Richard Potter broadside from the collection of Robert A. Olson

Post 1865

The African American magician that seems to have been the first on the stage in the US after the war was Professor J.D. Kellies, known for not using apparatus during his performances. Newspaper accounts have records of his performances dating as far back as 1868.

1880s

The career of Black Carl, remembered as one of the finest magicians of his time, black or white, began his on stage career about 1883 as Boomski, the black assistant of Alexander Herrmann.

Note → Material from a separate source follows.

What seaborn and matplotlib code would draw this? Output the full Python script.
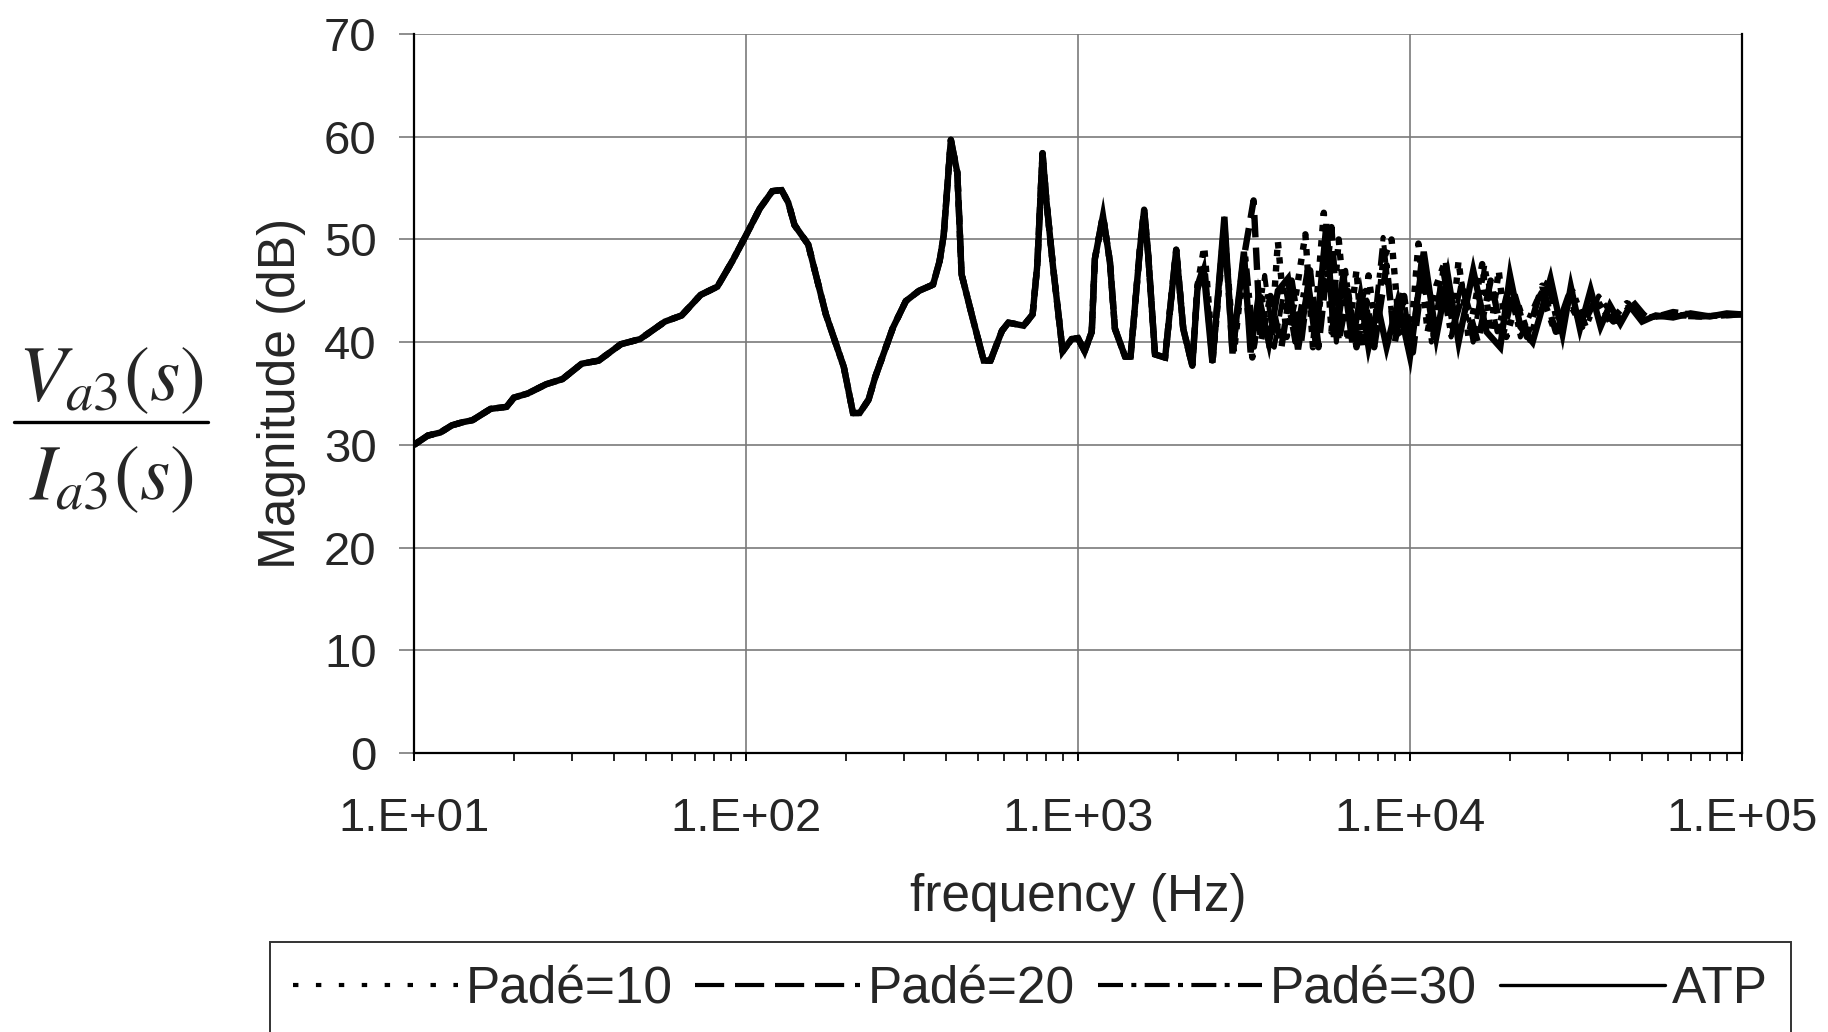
import matplotlib
matplotlib.use("Agg")
import matplotlib.pyplot as plt
from matplotlib.lines import Line2D
from matplotlib.ticker import FixedLocator, LogLocator, NullFormatter, FixedFormatter
import seaborn as sns
import pandas as pd

# ---------------- data ----------------
# common low-frequency part (all four models coincide)
f_low = [10, 11, 12, 13, 14, 15, 17, 19, 20, 22, 25, 28, 32, 36, 42, 48, 57, 64, 73,
         82, 91, 100, 110, 120, 128, 134, 140,
         154, 174, 197, 210, 220, 234, 245, 277, 303, 332, 366, 383, 394, 414, 433,
         446, 481, 520, 545, 590, 617, 686, 730, 754, 782, 802, 840, 899, 957, 1000,
         1047, 1100, 1124, 1189, 1248, 1292, 1386, 1440, 1537, 1582, 1627, 1706, 1830,
         1976, 2075, 2210]
db_low = [30.0, 30.9, 31.2, 31.9, 32.2, 32.4, 33.5, 33.7, 34.6, 35.0, 35.9, 36.4, 37.9,
          38.2, 39.8, 40.3, 42.0, 42.6, 44.6, 45.4, 47.9, 50.4, 53.0,
          54.7, 54.8, 53.6, 51.4, 49.5, 42.7, 37.6, 33.1, 33.1, 34.4, 36.6, 41.4, 44.0,
          45.0, 45.6, 47.9, 50.4, 59.7, 56.5, 46.6, 42.4, 38.2, 38.2, 41.1, 41.9, 41.6,
          42.7, 47.5, 58.4, 54.0, 47.5, 39.1, 40.3, 40.4, 39.1, 41.0, 48.1, 52.3, 47.8,
          41.3, 38.6, 38.6, 49.1, 52.9, 48.5, 38.8, 38.5, 49.0, 41.3, 37.7]

# high-frequency parts, one per model
f_atp = [2290, 2390, 2540, 2760, 2920, 3160, 3310, 3500, 3760, 4000, 4290, 4600, 4940,
         5200, 5600, 5900, 6300, 6700, 7100, 7500, 8000, 8500, 9200, 10000, 11000, 12000,
         13000, 14000, 15500, 17000, 18700, 20000, 21500, 23400, 26500, 28800, 30500,
         32500, 35000, 37500, 40000, 43000, 46000, 50000, 55000, 62000, 70000, 80000,
         90000, 100000]
db_atp = [45.2, 47.0, 38.0, 52.2, 38.9, 48.8, 39.0, 44.5, 39.9, 45.0, 46.2, 39.3, 45.6,
          40.0, 51.5, 40.5, 46.5, 40.0, 44.5, 39.5, 43.5, 39.5, 44.0, 38.6, 48.8, 40.5,
          46.5, 40.0, 47.0, 41.0, 39.5, 46.5, 41.5, 40.0, 46.2, 40.8, 45.4, 41.3, 45.1,
          41.5, 43.6, 41.8, 43.5, 42.0, 42.6, 42.4, 42.8, 42.5, 42.8, 42.7]

f_p10 = [2290, 2400, 2550, 2760, 2950, 3150, 3350, 3550, 3800, 4000, 4250, 4500, 4840,
         5100, 5500, 5800, 6100, 6500, 6900, 7200, 7500, 7900, 8300, 8800, 9300, 10000,
         10600, 11300, 12000, 12800, 13400, 14000, 15000, 16500, 17500, 18500, 19500,
         21000, 23000, 25000, 27000, 30000, 33000, 36000, 40000, 45000, 50000, 60000,
         75000, 100000]
db_p10 = [45.5, 49.3, 38.5, 51.0, 39.0, 47.5, 38.5, 45.0, 39.0, 49.8, 40.5, 44.0, 50.5,
          39.5, 52.6, 41.0, 50.0, 40.0, 47.0, 39.5, 46.5, 41.0, 48.0, 50.0, 41.0, 39.5,
          49.6, 41.0, 45.5, 48.0, 41.5, 47.9, 40.5, 47.6, 41.0, 47.0, 40.5, 44.0, 40.2,
          44.5, 41.5, 44.0, 41.5, 44.5, 42.0, 43.8, 42.3, 42.7, 42.5, 42.7]

f_p20 = [2290, 2400, 2540, 2760, 2920, 3150, 3380, 3550, 3800, 4100, 4400, 4700, 5000,
         5300, 5800, 6100, 6500, 6900, 7400, 7800, 8500, 9000, 9600, 10200, 11000, 11800,
         12600, 13500, 14500, 16000, 17500, 19000, 20500, 22500, 25000, 27500, 30000,
         33000, 36000, 41000, 46000, 52000, 60000, 75000, 100000]
db_p20 = [45.5, 47.5, 38.2, 51.5, 39.0, 48.0, 53.8, 40.0, 44.5, 39.5, 46.0, 40.0, 47.0,
          39.5, 51.2, 40.0, 45.0, 39.5, 44.0, 39.5, 47.5, 40.0, 44.5, 39.0, 47.5, 40.5,
          47.0, 41.5, 45.0, 40.0, 46.0, 40.5, 45.0, 40.5, 45.5, 41.0, 44.5, 41.5, 44.0,
          42.0, 43.5, 42.4, 42.6, 42.5, 42.7]

f_p30 = [2290, 2400, 2550, 2760, 2930, 3200, 3400, 3650, 3900, 4200, 4500, 4900, 5200,
         5650, 6000, 6400, 6800, 7300, 7700, 8300, 8900, 9500, 10100, 10800, 11600, 12400,
         13300, 14300, 15500, 16800, 18300, 19800, 21500, 24000, 26000, 28000, 31000,
         34000, 37000, 42000, 47000, 52000, 62000, 80000, 100000]
db_p30 = [45.0, 47.2, 38.3, 52.0, 39.2, 48.5, 39.5, 46.5, 39.5, 45.5, 40.0, 47.0, 39.5,
          50.0, 40.0, 47.0, 40.5, 45.0, 40.0, 50.2, 41.0, 45.0, 39.5, 48.0, 40.0, 46.0,
          40.5, 46.0, 40.0, 47.5, 41.0, 45.5, 40.5, 44.0, 46.0, 41.0, 45.0, 41.5, 44.5,
          42.0, 44.0, 42.3, 43.0, 42.5, 42.7]

series_names = ["Padé=10", "Padé=20", "Padé=30", "ATP"]
x_ticks = [1e1, 1e2, 1e3, 1e4, 1e5]
x_tick_labels = ["1.E+01", "1.E+02", "1.E+03", "1.E+04", "1.E+05"]
y_ticks = [0, 10, 20, 30, 40, 50, 60, 70]

# ---------------- styling ----------------
sns.set_style("white")
plt.rcParams["font.family"] = ["Liberation Sans", "DejaVu Sans"]
plt.rcParams["mathtext.fontset"] = "stix"

W, H = 1828, 1032
fig = plt.figure(figsize=(W / 100, H / 100), dpi=100)
ax_l, ax_r, ax_t, ax_b = 414, 1742, 34, 753
ax = fig.add_axes([ax_l / W, 1 - ax_b / H, (ax_r - ax_l) / W, (ax_b - ax_t) / H])

frames = []
for name, fh, dh in [("Padé=10", f_p10, db_p10), ("Padé=20", f_p20, db_p20),
                     ("Padé=30", f_p30, db_p30), ("ATP", f_atp, db_atp)]:
    frames.append(pd.DataFrame({"f": f_low + fh, "db": db_low + dh, "model": name}))
df = pd.concat(frames, ignore_index=True)

plot_styles = {
    "Padé=10": (0, (1.0, 1.4)),
    "Padé=20": (0, (3.5, 1.6)),
    "Padé=30": (0, (3.5, 1.4, 1.0, 1.4)),
    "ATP": "-",
}
widths = {"Padé=10": 4.6, "Padé=20": 4.6, "Padé=30": 3.6, "ATP": 4.6}

for name in series_names:
    sub = df[df["model"] == name]
    sns.lineplot(data=sub, x="f", y="db", ax=ax, color="black",
                 linewidth=widths[name], linestyle=plot_styles[name], estimator=None,
                 sort=True, legend=False, solid_joinstyle="miter",
                 dash_capstyle="butt")

ax.set_xscale("log")
ax.set_xlim(1e1, 1e5)
ax.set_ylim(0, 70)
ax.xaxis.set_major_locator(FixedLocator(x_ticks))
ax.xaxis.set_major_formatter(FixedFormatter(x_tick_labels))
ax.xaxis.set_minor_locator(LogLocator(base=10, subs=range(2, 10), numticks=50))
ax.xaxis.set_minor_formatter(NullFormatter())
ax.set_yticks(y_ticks)

ax.grid(True, which="major", color="#7a7a7a", linewidth=1.2)
ax.set_axisbelow(True)
for s in ["left", "right", "bottom"]:
    ax.spines[s].set_color("black")
    ax.spines[s].set_linewidth(1.6)
ax.spines["top"].set_visible(False)

ax.tick_params(axis="y", which="major", direction="out", length=11, width=1.2,
               color="#7a7a7a", labelsize=34, pad=16, left=True)
ax.tick_params(axis="x", which="major", direction="out", length=6, width=1.4,
               color="black", labelsize=34, pad=26, bottom=True)
ax.tick_params(axis="x", which="minor", direction="out", length=6, width=1.2,
               color="black", bottom=True)
ax.set_xlabel("")
ax.set_ylabel("")

fig.text(282 / W, 1 - 393 / H, "Magnitude (dB)", rotation=90, ha="center",
         va="center", fontsize=37)
fig.text(1078 / W, 1 - 898 / H, "frequency (Hz)", ha="center", va="center",
         fontsize=37)

# transfer-function label on the left: numerator, bar, denominator
fig.text(111 / W, 1 - 400 / H, r"$V_{a3}(s)$", ha="center", va="baseline",
         fontsize=56)
fig.text(111 / W, 1 - 499 / H, r"$I_{a3}(s)$", ha="center", va="baseline",
         fontsize=56)
fig.add_artist(Line2D([14 / W, 208 / W], [1 - 422 / H, 1 - 422 / H],
                      transform=fig.transFigure, color="black", linewidth=2.4))

# legend
legend_styles = {
    "Padé=10": (0, (1.3, 4.2)),
    "Padé=20": (0, (7.0, 2.6)),
    "Padé=30": (0, (6.0, 2.0, 1.2, 2.0)),
    "ATP": "-",
}
handles = [Line2D([0], [0], color="black", linewidth=3.0,
                  linestyle=legend_styles[n], dash_capstyle="butt")
           for n in series_names]
handles[3] = Line2D([0], [0], color="black", linewidth=2.4, linestyle="-")
leg = fig.legend(handles, series_names, loc="upper left",
                 bbox_to_anchor=(270 / W, 1 - 942 / H), ncol=4, fontsize=37,
                 frameon=True, fancybox=False, edgecolor="black",
                 handlelength=3.2, handletextpad=0.15, columnspacing=0.45,
                 borderpad=0.45, borderaxespad=0.0)
leg.get_frame().set_linewidth(1.4)

fig.savefig("out.png", dpi=100, facecolor="white")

Having most likely left Herrmann when he reached the age of 18, Carl, who real name was Edward Johnson went on to a long career, appearing mostly in minstrel shows and on black vaudeville circuits.

1890s

Once again an individual remembered as one of this countries greatest magicians began his on stage career as Alexander Herrmann's Boomski. Louis Moore would stay with Hermann until around 1894 when he would become Theosis, assistant to Edward Maro. After leaving Maro, Moore began his own career performing under the name Alonzo Moore. In his career, Moore would work in minstrel shows, black vaudeville, under canvas and even present his own two hour evening show.